The ordinance allows a tax anticipation warrant worth $3 million. The warrant gives that amount to the care facility in advance of the tax money being collected by the county, in order to continue normal operations. The resolution was for a inter-fund loan,capped at $2 million, to be drawn from the county’s liability insurance fund on an as-needed basis. These funds must be paid back.

Combined, will give Hope Creek Care Center access to $5 million in funds.

Board members Richard Morthland, Mike Steffen, Dewayne Cremeens, Robert Reagan, Drue Mielke and Ron Oelke voted against both measures. Kai Swanson was absent.

After the meeting, Mielke said the county should consider selling Hope Creek. It is “a business enterprise," he said, and moving money from the liability fund would be “unethical.”

Mielke said there is a capped levy for Hope Creek and the expenses are supposed to be funded by that.

“They are running FICA and they are running IMRF, which is the pensions, through the liability fund, which is an uncapped levy,” Mielke said. “Is that appropriate? They don’t have the money in the levy that is supposed to run the home.”
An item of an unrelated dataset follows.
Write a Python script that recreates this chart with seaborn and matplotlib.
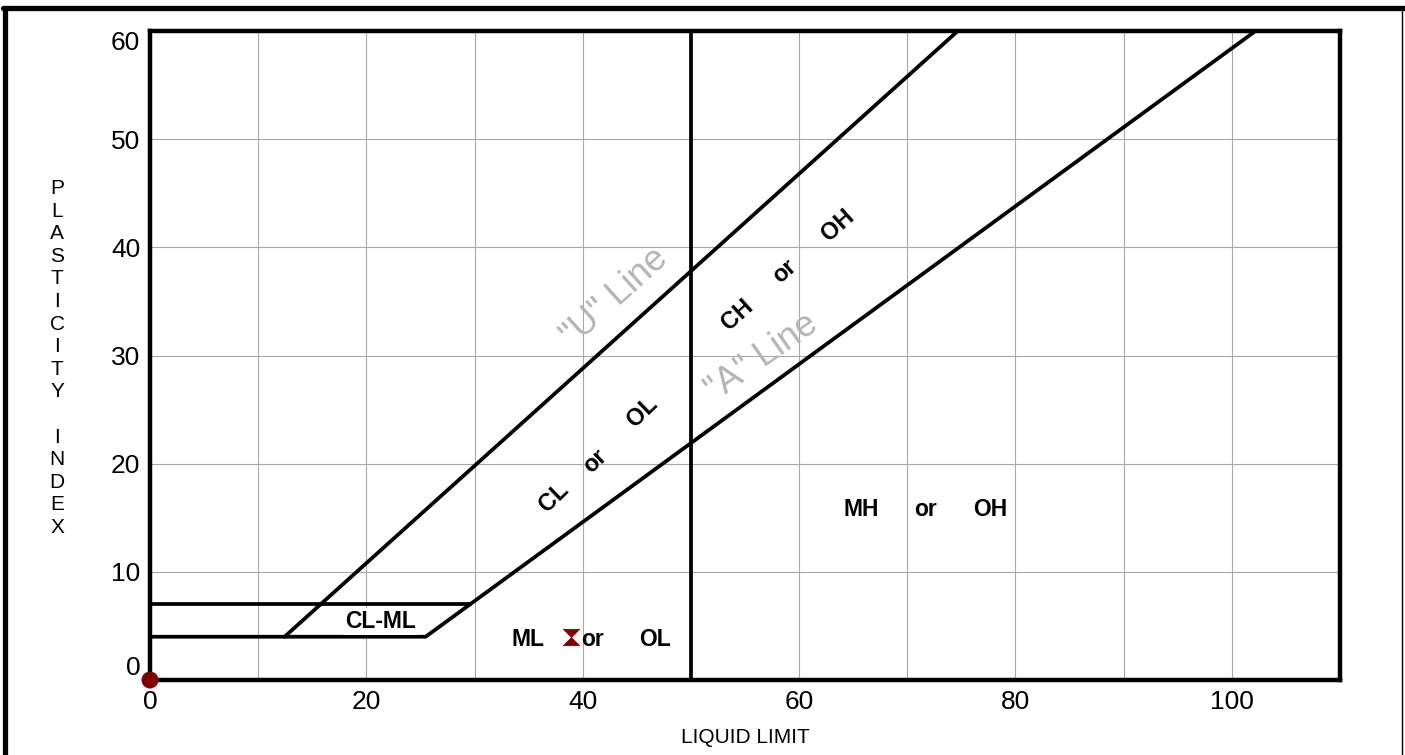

He said running the nursing home through the liability fund, there is no cap and no voter approval needed.

“It is not showing the true cost of running a home,” Mielke said. “It’s taking money from another pot of money it should not be coming from.”

Oelke said the county doesn’t know how to run a nursing home and that it continues to run at a deficit, which can’t continue forever.

“When I ran six years ago, I ran on we need to divest ourselves of the nursing home, and there has not been enough support for that,” Oelke said. “But, at the same time, nobody apparently wants to find a cure. I think some people on the board don’t want to face reality: this is a luxury we can no longer afford to have.”